Bearing this in mind, it is highly recommended that you start by reading about table and index compression here and the related whitepaper here before moving on with any choice. The whitepaper I just mentioned is the basis for the choice algorithm I use in this script.
Also, there is a caveat with using this script, because table and index compression (and even the system SP sp_estimate_data_compression_savings that this script wraps around) is an Enterprise only feature, and outputs the savings that can occur when you enable a table or partition for row or page compression. Furthermore, this script is all the more trustworthy as instance uptime increases (or full business cycles go through it), because it uses sys.dm_db_index_operational_stats to assert read and write ratio. Keep in mind that it is meant to provide mere guidance on the best compression method for a given object, providing enough memory and CPU resources are available.
Note that this script will execute on the context of the current database. Also be aware that this may take awhile to execute on large objects, because if the IS locks taken by the sp_estimate_data_compression_savings cannot be honored, the SP will be blocked.
The output will resemble this:
There is a column [Percent_Update] which is the percentage of update operations on a specific table, index, or partition, relative to total operations on that object.

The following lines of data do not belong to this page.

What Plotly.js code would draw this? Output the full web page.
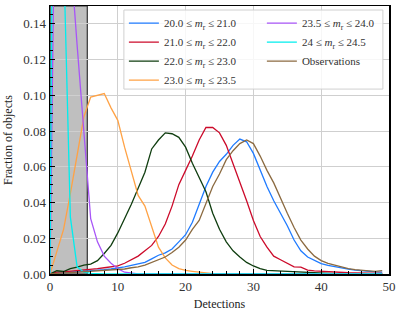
<!DOCTYPE html>
<html>
<head>
<meta charset="utf-8">
<script src="https://cdn.plot.ly/plotly-3.0.1.min.js"></script>
<style>html,body{margin:0;padding:0;background:#fff}#chart{width:399px;height:311px}</style>
</head>
<body>
<div id="chart"></div>
<script>
var detections = [];
for (var i = 0; i < 50; i++) detections.push(i);

var seriesNames = [
  "20.0 ≤ <i>m</i><sub>r</sub> ≤ 21.0",
  "21.0 ≤ <i>m</i><sub>r</sub> ≤ 22.0",
  "22.0 ≤ <i>m</i><sub>r</sub> ≤ 23.0",
  "23.0 ≤ <i>m</i><sub>r</sub> ≤ 23.5",
  "23.5 ≤ <i>m</i><sub>r</sub> ≤ 24.0",
  "24 ≤ <i>m</i><sub>r</sub> ≤ 24.5",
  "Observations"
];

var mag20_21 = [0, 0.0005, 0.0008, 0.001, 0.0012, 0.0015, 0.0018, 0.002, 0.0024, 0.0028,
  0.0032, 0.004, 0.0048, 0.0055, 0.0065, 0.0085, 0.0105, 0.0118, 0.014, 0.018,
  0.022, 0.029, 0.039, 0.049, 0.057, 0.063, 0.067, 0.072, 0.0755, 0.074,
  0.0675, 0.058, 0.049, 0.041, 0.034, 0.027, 0.019, 0.013, 0.0095, 0.0075,
  0.0058, 0.0048, 0.004, 0.0032, 0.0027, 0.0022, 0.0018, 0.0015, 0.0012, 0.0011];

var mag21_22 = [0, 0.001, 0.0012, 0.0015, 0.002, 0.0025, 0.0028, 0.003, 0.0035, 0.004,
  0.0045, 0.006, 0.008, 0.010, 0.013, 0.016, 0.021, 0.028, 0.038, 0.050,
  0.058, 0.066, 0.075, 0.082, 0.082, 0.079, 0.072, 0.062, 0.051, 0.041,
  0.030, 0.021, 0.015, 0.010, 0.008, 0.006, 0.004, 0.0038, 0.0022, 0.0018,
  0.0015, 0.0012, 0.001, 0.0008, 0.0007, 0.0006, 0.0005, 0.0004, 0.0004, 0.0003];

var mag22_23 = [0, 0.0018, 0.0014, 0.003, 0.0038, 0.005, 0.0055, 0.0075, 0.0115, 0.016,
  0.023, 0.031, 0.039, 0.048, 0.057, 0.070, 0.075, 0.079, 0.0785, 0.0765,
  0.071, 0.062, 0.054, 0.046, 0.034, 0.025, 0.018, 0.013, 0.0095, 0.0065,
  0.0045, 0.003, 0.002, 0.0018, 0.0016, 0.0013, 0.001, 0.0008, 0.0006, 0.0005,
  0.0004, 0.0003, 0.0002, 0.0002, 0.0001, 0.0001, 0, 0, 0, 0];

var mag23_235 = [0, 0.012, 0.025, 0.045, 0.067, 0.088, 0.099, 0.100, 0.101, 0.093,
  0.086, 0.071, 0.058, 0.044, 0.038, 0.026, 0.015, 0.009, 0.005, 0.003,
  0.002, 0.0015, 0.001, 0.0005, 0.0002, 0, 0, 0, 0, 0,
  0, 0, 0, 0, 0, 0, 0, 0, 0, 0,
  0, 0, 0, 0, 0, 0, 0, 0, 0, 0];

var mag235_24 = [0, 0.30, 0.24, 0.18, 0.128, 0.078, 0.031, 0.018, 0.010, 0.006,
  0.003, 0.001, 0.0003, 0, 0, 0, 0, 0, 0, 0,
  0, 0, 0, 0, 0, 0, 0, 0, 0, 0,
  0, 0, 0, 0, 0, 0, 0, 0, 0, 0,
  0, 0, 0, 0, 0, 0, 0, 0, 0, 0];

var mag24_245 = [0, 0.60, 0.18, 0.032, 0.004, 0.001, 0.0003, 0, 0, 0,
  0, 0, 0, 0, 0, 0, 0, 0, 0, 0,
  0, 0, 0, 0, 0, 0, 0, 0, 0, 0,
  0, 0, 0, 0, 0, 0, 0, 0, 0, 0,
  0, 0, 0, 0, 0, 0, 0, 0, 0, 0];

var observations = [0, 0.0005, 0.0006, 0.0008, 0.001, 0.0012, 0.0014, 0.0016, 0.0018, 0.002,
  0.0022, 0.0028, 0.0035, 0.004, 0.005, 0.0065, 0.008, 0.0095, 0.012, 0.015,
  0.019, 0.025, 0.030, 0.040, 0.049, 0.056, 0.064, 0.069, 0.073, 0.075,
  0.073, 0.066, 0.058, 0.051, 0.042, 0.034, 0.026, 0.019, 0.014, 0.010,
  0.0075, 0.006, 0.005, 0.004, 0.003, 0.0025, 0.002, 0.0018, 0.0015, 0.0019];

var seriesValues = [mag20_21, mag21_22, mag22_23, mag23_235, mag235_24, mag24_245, observations];
var colors = ["#1f7bff", "#cc0a2a", "#0f3d0f", "#ffa245", "#a855f7", "#00eeee", "#8b6a40"];
var legendGroups = ["legend", "legend", "legend", "legend", "legend2", "legend2", "legend2"];

var traces = seriesValues.map(function (vals, k) {
  return {
    x: detections, y: vals, type: "scatter", mode: "lines",
    name: seriesNames[k], line: {color: colors[k], width: 1.3},
    legend: legendGroups[k]
  };
});

var font = "Liberation Serif, DejaVu Serif, serif";
var legendBase = {
  orientation: "v", xanchor: "left", yanchor: "top", y: 0.99,
  bgcolor: "rgba(0,0,0,0)", borderwidth: 0,
  font: {family: font, size: 11, color: "#333"},
  tracegroupgap: 0, itemwidth: 30
};
var layout = {
  width: 399, height: 311,
  margin: {l: 50, r: 10, t: 6, b: 37},
  paper_bgcolor: "#fff", plot_bgcolor: "#fff",
  font: {family: font, size: 12, color: "#222"},
  showlegend: true,
  legend: Object.assign({}, legendBase, {x: 0.218}),
  legend2: Object.assign({}, legendBase, {x: 0.625}),
  xaxis: {
    range: [0, 50], tickvals: [0, 10, 20, 30, 40, 50],
    ticks: "inside", ticklen: 5, tickwidth: 1, tickcolor: "#000",
    minor: {dtick: 2, ticks: "inside", ticklen: 3, tickcolor: "#000", showgrid: false},
    showgrid: true, gridcolor: "#cfcfcf", gridwidth: 1,
    showline: true, linecolor: "#000", linewidth: 1.5, mirror: true,
    zeroline: false,
    title: {text: "Detections", font: {family: font, size: 12, color: "#222"}, standoff: 6},
    tickfont: {family: font, size: 13, color: "#333"}
  },
  yaxis: {
    range: [0, 0.15], dtick: 0.02, tickformat: ".2f",
    ticks: "inside", ticklen: 5, tickwidth: 1, tickcolor: "#000",
    minor: {dtick: 0.005, ticks: "inside", ticklen: 3, tickcolor: "#000", showgrid: false},
    showgrid: true, gridcolor: "#cfcfcf", gridwidth: 1,
    showline: true, linecolor: "#000", linewidth: 1.5, mirror: true,
    zeroline: false,
    title: {text: "Fraction of objects", font: {family: font, size: 12, color: "#222"}, standoff: 8},
    tickfont: {family: font, size: 13, color: "#333"}
  },
  shapes: [{
    type: "rect", xref: "x", yref: "y domain", x0: 0, x1: 5.5, y0: 0, y1: 1,
    fillcolor: "#bfbfbf", line: {color: "#333", width: 1.2}, layer: "below"
  }, {
    type: "rect", xref: "x domain", yref: "y domain", x0: 0.218, x1: 0.982, y0: 0.69, y1: 0.985,
    fillcolor: "rgba(255,255,255,0.82)", line: {color: "#d0d0d0", width: 1}, layer: "above"
  }]
};

Plotly.newPlot("chart", traces, layout, {displayModeBar: false, staticPlot: true});
</script>
</body>
</html>
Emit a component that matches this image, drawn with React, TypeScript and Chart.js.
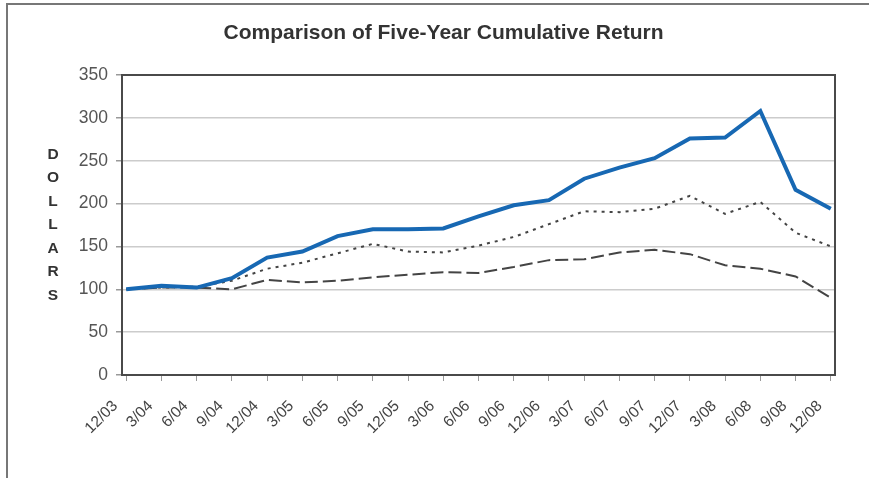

The lower the percentage of Updates (that is, the table, index, or partition is infrequently updated), the better candidate it is for page compression.
Another column is [Percent_Scan] which is the percentage of scan operations on a table, index, or partition, relative to total operations on that object. The higher the value of Scan (that is, the table, index, or partition is mostly scanned), the better candidate it is for page compression.
And yet another column is [Compression_Type_Recommendation] that can have four possible outputs indicating where there is most gain, if any: ‘PAGE’, ‘ROW’, ‘NO_GAIN’ or ‘?’. When the output is ‘?’ this approach could not give a recommendation, so as a rule of thumb I would lean to ROW if the object suffers mainly UPDATES, or PAGE if mainly INSERTS, but this is where knowing your workload is essential. When the output is ‘NO_GAIN’ well, that means that according to sp_estimate_data_compression_savings no space gains will be attained when compressing, as in the above output example, where compressing would grow the affected object.
Hope you find it useful.
EDIT (03-12-2013): Fixed divide by zero error
EDIT (11/03/2016): Moved to GitHub
Until next time!